1. We start with \[ f(x)=3\cdot 2^{\,x-7}+3. \] Note that compared to the “base‐exponential” function, this function has been shifted horizontally and vertically. In particular, the exponent \(x-7\) indicates a rightward shift by 7 units, and the “\(+3\)” at the end translates the graph upward by 3 units. Its horizontal asymptote is at \(y=3\) since \[ \lim_{x\to-\infty} 3\cdot 2^{\,x-7}+3 = 3. \] 2. Next, we consider the translated function \[ g(x)=f(x+7). \] Substituting \(x+7\) into \(f\) yields \[ g(x)=3\cdot 2^{\,(x+7)-7}+3 = 3\cdot 2^{\,x}+3. \] Hence, \(g(x)\) is simply the function \[ g(x)=3\cdot 2^x+3. \] 3. Comparing the two functions: - The graph of \(f(x)=3\cdot 2^{x-7}+3\) has a horizontal asymptote \(y=3\) and, due to the shift \(x-7\), passes through the point where the exponent equals zero.
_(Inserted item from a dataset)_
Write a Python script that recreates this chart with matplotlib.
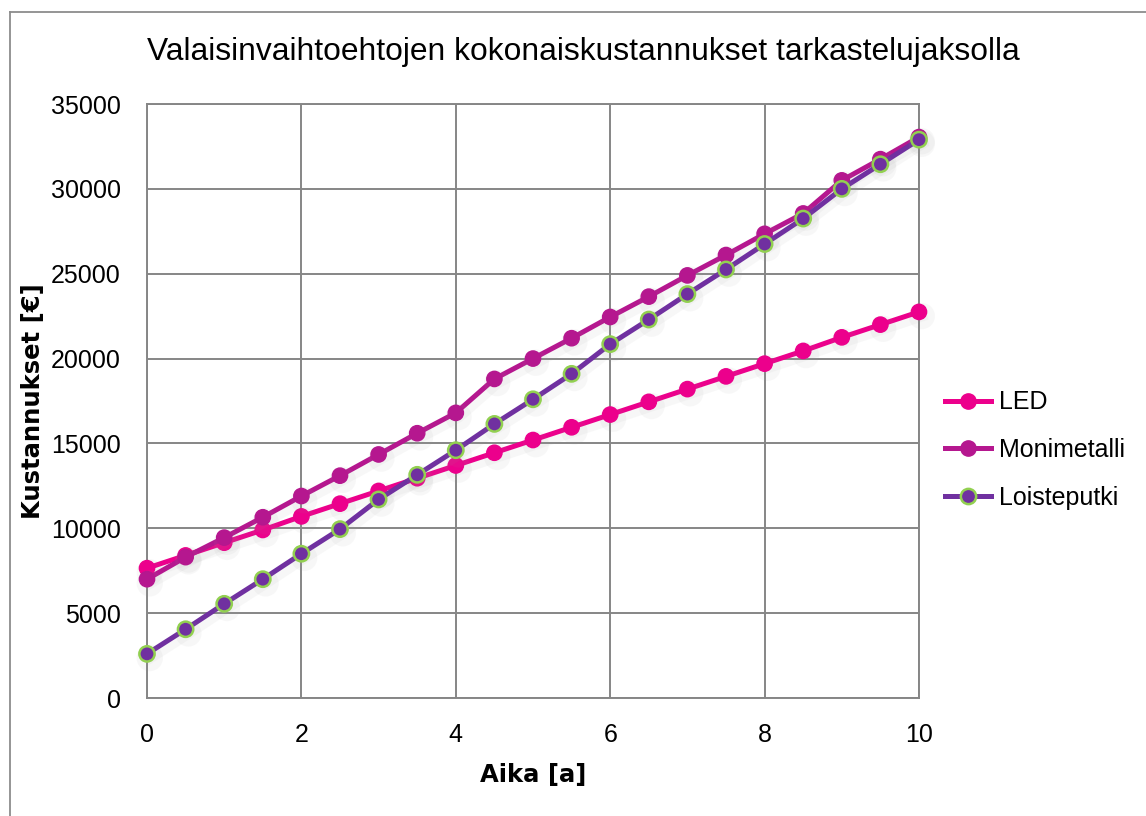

Setting \(x-7=0\) gives \(x=7\), and at this point \[ f(7)=3\cdot 2^0+3=3\cdot 1+3=6. \] So the point \((7,6)\) lies on the graph of \(f\). - The graph of \(g(x)=3\cdot 2^x+3\) has the same vertical shift (asymptote at \(y=3\)), but its “critical” point now occurs when \(x=0\) since the exponent is \(x\). Indeed, \[ g(0)=3\cdot 2^0+3=3+3=6. \] Thus, the point \((0,6)\) lies on \(g\). 4. The translation from \(f\) to \(g\) is exactly a horizontal shift of 7 units to the left. In other words, every point on the graph of \(f\) is moved 7 units left to obtain the graph of \(g\). 5. Therefore, the correct graph shows: - The curve for \(f(x)=3\cdot 2^{x-7}+3\) with horizontal asymptote \(y=3\) and passing through \((7,6)\), - And the translated curve for \(g(x)=f(x+7)=3\cdot 2^x+3\) with the same asymptote and passing through \((0,6)\). Any graph that displays an exponential curve with these properties – the original curve shifted 7 units right with \((7,6)\) on it and its translation shifted 7 units left so that it passes through \((0,6)\) – is the correct one.